▼
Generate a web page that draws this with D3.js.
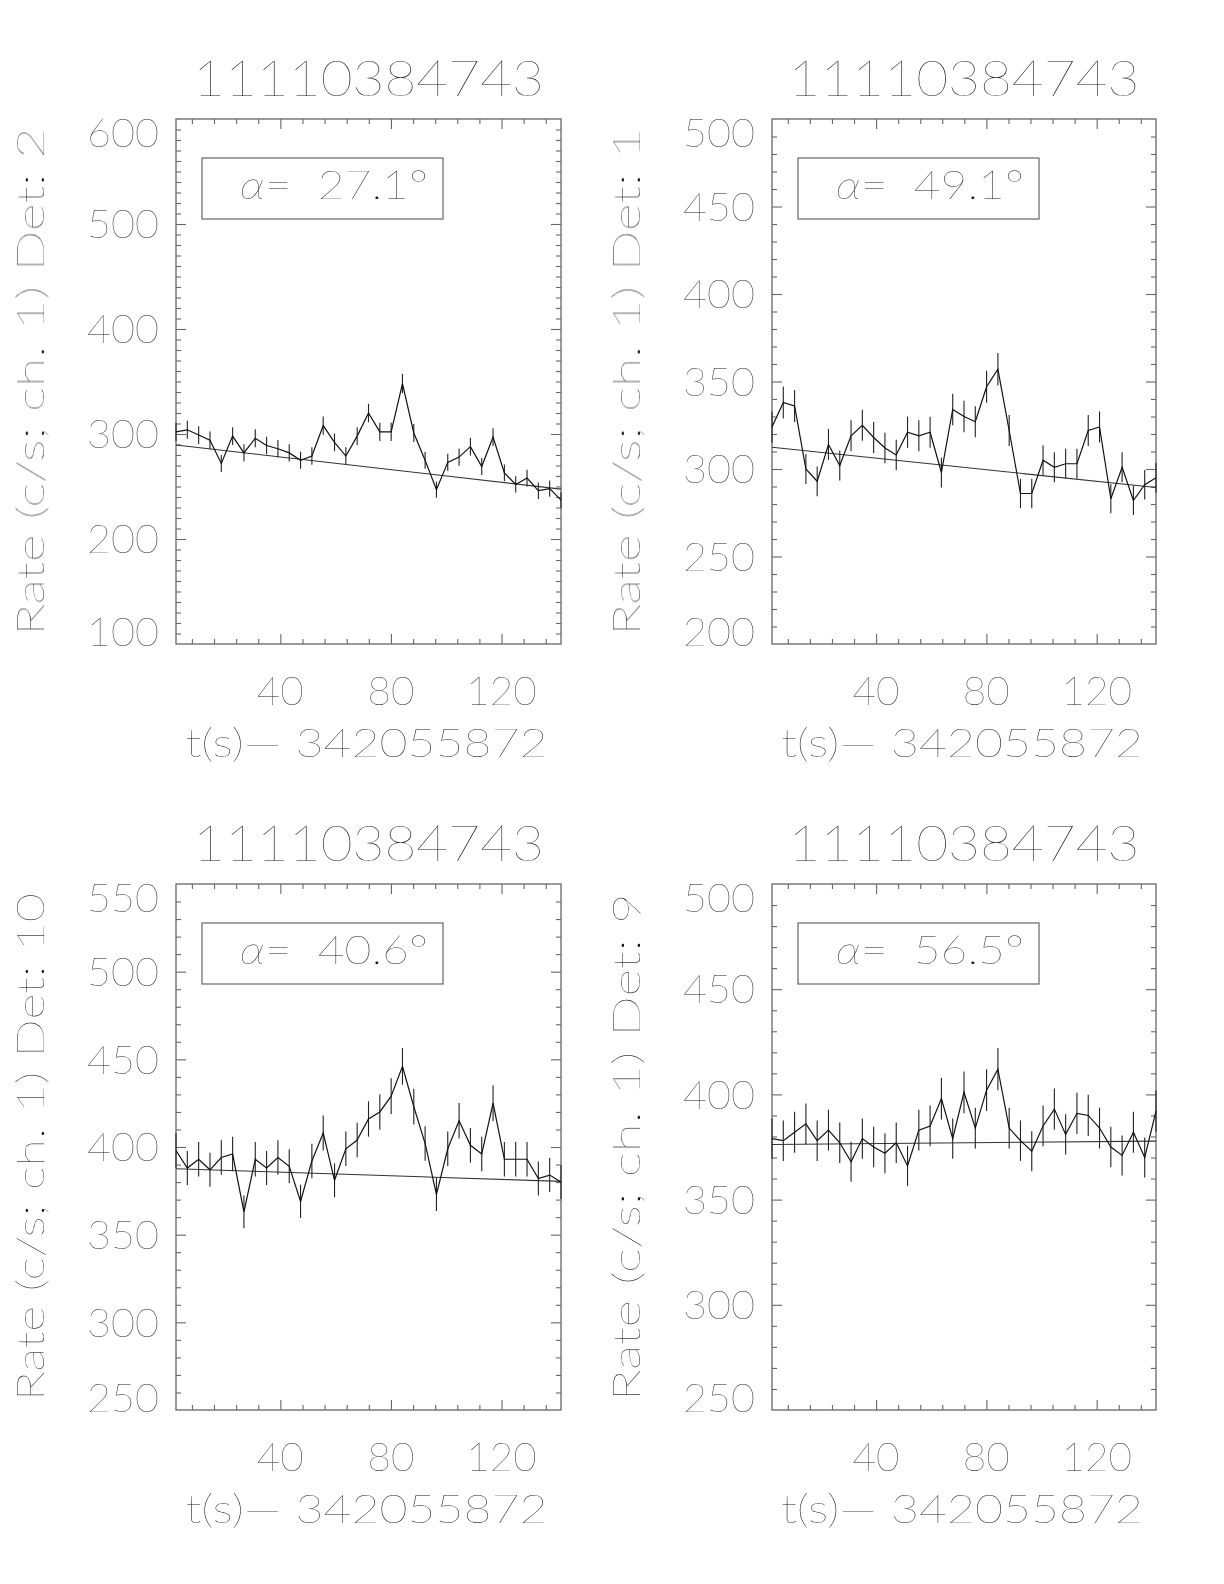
<!DOCTYPE html>
<html><head><meta charset="utf-8">
<script src="https://cdn.jsdelivr.net/npm/d3@7"></script>
<style>
body{margin:0;background:#fff}
svg text{font-family:Lato, Roboto, Inter, "DejaVu Sans", sans-serif;font-weight:100;fill:#111}
.txt{opacity:0.995}
</style></head><body>
<svg id="c" width="1224" height="1584"></svg>
<script>
// ---- data ----
const times = [2.25, 6.346, 10.442, 14.538, 18.634, 22.73, 26.826, 30.922, 35.018, 39.114, 43.21, 47.306, 51.402, 55.498, 59.594, 63.69, 67.786, 71.882, 75.978, 80.074, 84.17, 88.266, 92.362, 96.458, 100.554, 104.65, 108.746, 112.842, 116.938, 121.034, 125.13, 129.226, 133.322, 137.418, 141.514];

const rateDet2 = [302,304,299,294,272,298,282,296,289,286,282,275,279,308,292,279,298,320,302,302,348,301,275,247,273,278,288,269,297,263,252,258,246,248,237];
const errDet2  = [8.6,8.6,8.5,8.5,8.1,8.5,8.3,8.5,8.4,8.4,8.3,8.2,8.3,8.7,8.4,8.3,8.5,8.8,8.6,8.6,9.2,8.6,8.2,7.8,8.2,8.2,8.4,8.1,8.5,8.0,7.8,7.9,7.8,7.8,7.6];
const fitDet2  = [289.5, 247.5];

const rateDet1 = [324,338,336,300,293,314,302,319,325,318,312,308,321,319,321,298,334,330,327,347,357,322,286,286,305,301,303,303,322,324,283,301,282,291,295];
const errDet1  = [8.9,9.1,9.1,8.6,8.5,8.8,8.6,8.8,8.9,8.8,8.7,8.7,8.9,8.8,8.9,8.5,9.0,9.0,8.9,9.2,9.3,8.9,8.4,8.4,8.6,8.6,8.6,8.6,8.9,8.9,8.3,8.6,8.3,8.4,8.5];
const fitDet1  = [312.4, 289.4];

const rateDet10 = [398,388,393,387,394,396,363,393,388,394,389,369,392,408,381,399,404,416,420,429,446,423,402,373,399,415,401,396,425,393,393,393,382,384,380];
const errDet10  = [9.9,9.7,9.8,9.7,9.8,9.8,9.4,9.8,9.7,9.8,9.7,9.5,9.8,10.0,9.6,9.9,9.9,10.1,10.1,10.2,10.4,10.2,9.9,9.5,9.9,10.1,9.9,9.8,10.2,9.8,9.8,9.8,9.7,9.7,9.6];
const fitDet10  = [387.6, 380.4];

const rateDet9 = [379,378,382,386,378,383,377,368,379,375,372,377,366,383,385,398,379,401,384,402,412,384,378,373,385,393,381,391,390,384,375,371,382,370,392];
const errDet9  = [9.6,9.6,9.7,9.7,9.6,9.7,9.6,9.5,9.6,9.6,9.5,9.6,9.5,9.7,9.7,9.9,9.6,9.9,9.7,9.9,10.0,9.7,9.6,9.5,9.7,9.8,9.6,9.8,9.8,9.7,9.6,9.5,9.7,9.5,9.8];
const fitDet9  = [376.2, 377.8];

const titleText = "11110384743";
const xTitleText = "t(s)\u2014 342055872";
const detectors = ["2", "1", "10", "9"];
const alphas = ["27.1", "49.1", "40.6", "56.5"];
const xMajorTicks = [40, 80, 120];
const xMinorStep = 8;
const yTicksDet2 = [100, 200, 300, 400, 500, 600];
const yTicksDet1 = [200, 250, 300, 350, 400, 450, 500];
const yTicksDet10 = [250, 300, 350, 400, 450, 500, 550];
const yTicksDet9 = [250, 300, 350, 400, 450, 500];
const yMinorStep = 10;

// ---- layout ----
const panels = [
  {x0:176, x1:561, y0:119, y1:644, rate:rateDet2, err:errDet2, fit:fitDet2, yticks:yTicksDet2, det:detectors[0], alpha:alphas[0]},
  {x0:772, x1:1156, y0:119, y1:644, rate:rateDet1, err:errDet1, fit:fitDet1, yticks:yTicksDet1, det:detectors[1], alpha:alphas[1]},
  {x0:176, x1:561, y0:884, y1:1410, rate:rateDet10, err:errDet10, fit:fitDet10, yticks:yTicksDet10, det:detectors[2], alpha:alphas[2]},
  {x0:772, x1:1156, y0:884, y1:1410, rate:rateDet9, err:errDet9, fit:fitDet9, yticks:yTicksDet9, det:detectors[3], alpha:alphas[3]}
];

const svg = d3.select("#c");
const frameCol = "#666";

panels.forEach(p => {
  const g = svg.append("g");
  const tg = g.append("g").attr("class", "txt");
  const x = d3.scaleLinear().domain([times[0], times[times.length-1]]).range([p.x0, p.x1]);
  const ydom = [p.yticks[0], p.yticks[p.yticks.length-1]];
  const y = d3.scaleLinear().domain(ydom).range([p.y1, p.y0]);

  const xMinor = d3.range(xMinorStep, times[times.length-1], xMinorStep).filter(v => v > times[0] && !xMajorTicks.includes(v));
  const yMinor = d3.range(ydom[0] + yMinorStep, ydom[1], yMinorStep).filter(v => !p.yticks.includes(v));
  const yMajorInner = p.yticks.filter(v => v > ydom[0] && v < ydom[1]);

  function styleAxis(sel){
    sel.select(".domain").remove();
    sel.selectAll(".tick line").attr("stroke", frameCol).attr("stroke-width", 1.1);
    sel.selectAll(".tick text").remove();
  }
  g.append("g").attr("transform", `translate(0,${p.y1})`).call(d3.axisBottom(x).tickValues(xMajorTicks).tickSize(-10).tickFormat("")).call(styleAxis);
  g.append("g").attr("transform", `translate(0,${p.y1})`).call(d3.axisBottom(x).tickValues(xMinor).tickSize(-5).tickFormat("")).call(styleAxis);
  g.append("g").attr("transform", `translate(0,${p.y0})`).call(d3.axisTop(x).tickValues(xMajorTicks).tickSize(-10).tickFormat("")).call(styleAxis);
  g.append("g").attr("transform", `translate(0,${p.y0})`).call(d3.axisTop(x).tickValues(xMinor).tickSize(-5).tickFormat("")).call(styleAxis);
  g.append("g").attr("transform", `translate(${p.x0},0)`).call(d3.axisLeft(y).tickValues(yMajorInner).tickSize(-10).tickFormat("")).call(styleAxis);
  g.append("g").attr("transform", `translate(${p.x0},0)`).call(d3.axisLeft(y).tickValues(yMinor).tickSize(-5).tickFormat("")).call(styleAxis);
  g.append("g").attr("transform", `translate(${p.x1},0)`).call(d3.axisRight(y).tickValues(yMajorInner).tickSize(-10).tickFormat("")).call(styleAxis);
  g.append("g").attr("transform", `translate(${p.x1},0)`).call(d3.axisRight(y).tickValues(yMinor).tickSize(-5).tickFormat("")).call(styleAxis);

  g.append("rect").attr("x", p.x0).attr("y", p.y0).attr("width", p.x1 - p.x0).attr("height", p.y1 - p.y0)
    .attr("fill", "none").attr("stroke", frameCol).attr("stroke-width", 1.3);

  tg.selectAll(".xl").data(xMajorTicks).enter().append("text")
    .attr("x", d => x(d)).attr("y", p.y1 + 61).attr("text-anchor", "middle")
    .attr("font-size", 40).attr("textLength", d => String(d).length * 23.5).attr("lengthAdjust", "spacingAndGlyphs")
    .text(d => d);
  const cap = 28.5;
  tg.selectAll(".yl").data(p.yticks).enter().append("text")
    .attr("x", p.x0 - 17)
    .attr("y", d => {
      let base = y(d) + cap / 2;
      if (base - cap < p.y0 - 1) base = p.y0 - 1 + cap;
      if (base > p.y1 + 2) base = p.y1 + 2;
      return base;
    })
    .attr("text-anchor", "end").attr("font-size", 40)
    .attr("textLength", d => String(d).length * 24).attr("lengthAdjust", "spacingAndGlyphs")
    .text(d => d);

  tg.append("text").attr("x", (p.x0 + p.x1) / 2).attr("y", p.y0 - 23).attr("text-anchor", "middle")
    .attr("font-size", 49).attr("textLength", 351).attr("lengthAdjust", "spacingAndGlyphs").text(titleText);
  tg.append("text").attr("x", (p.x0 + p.x1) / 2 - 2).attr("y", p.y1 + 113).attr("text-anchor", "middle")
    .attr("font-size", 40).attr("textLength", 362).attr("lengthAdjust", "spacingAndGlyphs").text(xTitleText);
  const yc = (p.y0 + p.y1) / 2;
  const yt = p.x0 - 176 + 44;
  tg.append("text").attr("transform", `translate(${yt},${yc}) rotate(-90)`).attr("text-anchor", "middle")
    .attr("font-size", 38).attr("textLength", 508).attr("lengthAdjust", "spacingAndGlyphs")
    .text(`Rate (c/s; ch. 1) Det: ${p.det}`);

  g.append("rect").attr("x", p.x0 + 26).attr("y", p.y0 + 39).attr("width", 241).attr("height", 61)
    .attr("fill", "none").attr("stroke", frameCol).attr("stroke-width", 1.2);
  const at = tg.append("text").attr("x", p.x0 + 64).attr("y", p.y0 + 80).attr("font-size", 40)
    .attr("textLength", 188).attr("lengthAdjust", "spacingAndGlyphs");
  at.append("tspan").attr("font-style", "italic").text("α");
  at.append("tspan").text(`= \u00a0${p.alpha}°`);

  g.append("line").attr("x1", x(times[0])).attr("y1", y(p.fit[0]))
    .attr("x2", x(times[times.length-1])).attr("y2", y(p.fit[1]))
    .attr("stroke", "#333").attr("stroke-width", 1.1);

  g.selectAll(".eb").data(p.rate).enter().append("line")
    .attr("x1", (d, i) => x(times[i])).attr("x2", (d, i) => x(times[i]))
    .attr("y1", (d, i) => y(d - p.err[i])).attr("y2", (d, i) => y(d + p.err[i]))
    .attr("stroke", "#222").attr("stroke-width", 1.1);

  const line = d3.line().x((d, i) => x(times[i])).y(d => y(d));
  g.append("path").datum(p.rate).attr("d", line).attr("fill", "none").attr("stroke", "#111").attr("stroke-width", 1.2);
});
</script>
</body></html>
▲
Problem: Please extract exactly the lines of the data, from the first through the line containing "133.322, 137.418, 141.514];", and add no pictures to the copy.

Written response:
Generate a web page that draws this with D3.js.
<!DOCTYPE html>
<html><head><meta charset="utf-8">
<script src="https://cdn.jsdelivr.net/npm/d3@7"></script>
<style>
body{margin:0;background:#fff}
svg text{font-family:Lato, Roboto, Inter, "DejaVu Sans", sans-serif;font-weight:100;fill:#111}
.txt{opacity:0.995}
</style></head><body>
<svg id="c" width="1224" height="1584"></svg>
<script>
// ---- data ----
const times = [2.25, 6.346, 10.442, 14.538, 18.634, 22.73, 26.826, 30.922, 35.018, 39.114, 43.21, 47.306, 51.402, 55.498, 59.594, 63.69, 67.786, 71.882, 75.978, 80.074, 84.17, 88.266, 92.362, 96.458, 100.554, 104.65, 108.746, 112.842, 116.938, 121.034, 125.13, 129.226, 133.322, 137.418, 141.514];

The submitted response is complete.